● **WRITTEN TASK**: Reproduce the listing word for word. Skip any image.

● **SUPPLIED INFORMATION**:

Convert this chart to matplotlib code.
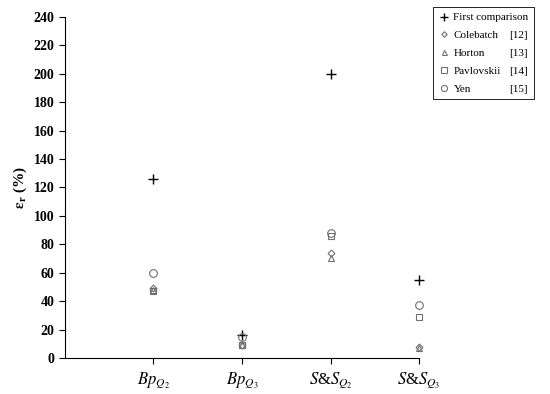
import matplotlib
matplotlib.use('Agg')
import matplotlib.pyplot as plt

plt.rcParams['font.family'] = ['Liberation Serif', 'DejaVu Serif']
plt.rcParams['mathtext.fontset'] = 'stix'

# categories on the x axis
categories = [r'$Bp_{Q_2}$', r'$Bp_{Q_3}$', r'$S$&$S_{Q_2}$', r'$S$&$S_{Q_3}$']

# error values (%)
first_comparison = [126, 16, 200, 55]
colebatch = [49, 9, 74, 8]
horton = [48, 9, 70, 7]
pavlovskii = [47, 9, 86, 29]
yen = [60, 15, 88, 37]

refs = ['', '[12]', '[13]', '[14]', '[15]']

fig = plt.figure(figsize=(5.5, 3.94), dpi=100)
ax = fig.add_axes([0.118, 0.0914, 0.644, 0.866])

x = range(1, len(categories) + 1)
grey = '#707070'
ax.plot(x, first_comparison, '+', color='black', ms=6.5, mew=1.0, clip_on=False, label='First comparison')
ax.plot(x, colebatch, 'D', mfc='none', mec=grey, ms=3.5, mew=0.8, clip_on=False, label='Colebatch')
ax.plot(x, horton, '^', mfc='none', mec=grey, ms=4.5, mew=0.8, clip_on=False, label='Horton')
ax.plot(x, pavlovskii, 's', mfc='none', mec=grey, ms=5, mew=0.8, clip_on=False, label='Pavlovskii')
ax.plot(x, yen, 'o', mfc='none', mec=grey, ms=5.5, mew=0.8, clip_on=False, label='Yen')

ax.set_xlim(0, 4)
ax.set_ylim(0, 240)
ax.set_yticks(range(0, 241, 20))
ax.set_xticks(list(x))
ax.set_xticklabels(categories, fontsize=12)
for lbl in ax.get_yticklabels():
    lbl.set_fontweight('bold')
    lbl.set_fontsize(10)
ax.spines['top'].set_visible(False)
ax.spines['right'].set_visible(False)
ax.tick_params(direction='out', length=4, width=0.8)
ax.tick_params(axis='x', pad=5)
ax.set_ylabel(r'$\mathbf{\varepsilon_r}$ (%)', fontsize=11, fontweight='bold', labelpad=3)

leg = fig.legend(loc='upper left', bbox_to_anchor=(0.787, 0.982), fontsize=8,
                 frameon=True, fancybox=False, edgecolor='black', handlelength=1.0,
                 handletextpad=0.35, borderpad=0.5, labelspacing=0.72,
                 borderaxespad=0.0, markerscale=0.8)
leg.get_frame().set_linewidth(0.6)
leg.get_frame().set_alpha(1.0)

# reference numbers to the right of the legend labels
fig.canvas.draw()
inv = fig.transFigure.inverted()
for t, r in zip(leg.get_texts(), refs):
    if not r:
        continue
    bb = t.get_window_extent()
    y = inv.transform((0, (bb.y0 + bb.y1) / 2))[1]
    fig.text(509 / 550, y, r, fontsize=8, va='center', ha='left', zorder=10)

fig.savefig('out.png', dpi=100)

● **FULL OUTPUT**:
Convert this chart to matplotlib code.
import matplotlib
matplotlib.use('Agg')
import matplotlib.pyplot as plt

plt.rcParams['font.family'] = ['Liberation Serif', 'DejaVu Serif']
plt.rcParams['mathtext.fontset'] = 'stix'

# categories on the x axis
categories = [r'$Bp_{Q_2}$', r'$Bp_{Q_3}$', r'$S$&$S_{Q_2}$', r'$S$&$S_{Q_3}$']

# error values (%)
first_comparison = [126, 16, 200, 55]
colebatch = [49, 9, 74, 8]
horton = [48, 9, 70, 7]
pavlovskii = [47, 9, 86, 29]
yen = [60, 15, 88, 37]

refs = ['', '[12]', '[13]', '[14]', '[15]']

fig = plt.figure(figsize=(5.5, 3.94), dpi=100)
ax = fig.add_axes([0.118, 0.0914, 0.644, 0.866])

x = range(1, len(categories) + 1)
grey = '#707070'
ax.plot(x, first_comparison, '+', color='black', ms=6.5, mew=1.0, clip_on=False, label='First comparison')
ax.plot(x, colebatch, 'D', mfc='none', mec=grey, ms=3.5, mew=0.8, clip_on=False, label='Colebatch')
ax.plot(x, horton, '^', mfc='none', mec=grey, ms=4.5, mew=0.8, clip_on=False, label='Horton')
ax.plot(x, pavlovskii, 's', mfc='none', mec=grey, ms=5, mew=0.8, clip_on=False, label='Pavlovskii')
ax.plot(x, yen, 'o', mfc='none', mec=grey, ms=5.5, mew=0.8, clip_on=False, label='Yen')

ax.set_xlim(0, 4)
ax.set_ylim(0, 240)
ax.set_yticks(range(0, 241, 20))
ax.set_xticks(list(x))
ax.set_xticklabels(categories, fontsize=12)
for lbl in ax.get_yticklabels():
    lbl.set_fontweight('bold')
    lbl.set_fontsize(10)
ax.spines['top'].set_visible(False)
ax.spines['right'].set_visible(False)
ax.tick_params(direction='out', length=4, width=0.8)
ax.tick_params(axis='x', pad=5)
ax.set_ylabel(r'$\mathbf{\varepsilon_r}$ (%)', fontsize=11, fontweight='bold', labelpad=3)

leg = fig.legend(loc='upper left', bbox_to_anchor=(0.787, 0.982), fontsize=8,
                 frameon=True, fancybox=False, edgecolor='black', handlelength=1.0,
                 handletextpad=0.35, borderpad=0.5, labelspacing=0.72,
                 borderaxespad=0.0, markerscale=0.8)
leg.get_frame().set_linewidth(0.6)
leg.get_frame().set_alpha(1.0)

# reference numbers to the right of the legend labels
fig.canvas.draw()
inv = fig.transFigure.inverted()
for t, r in zip(leg.get_texts(), refs):
    if not r:
        continue
    bb = t.get_window_extent()
    y = inv.transform((0, (bb.y0 + bb.y1) / 2))[1]
    fig.text(509 / 550, y, r, fontsize=8, va='center', ha='left', zorder=10)

fig.savefig('out.png', dpi=100)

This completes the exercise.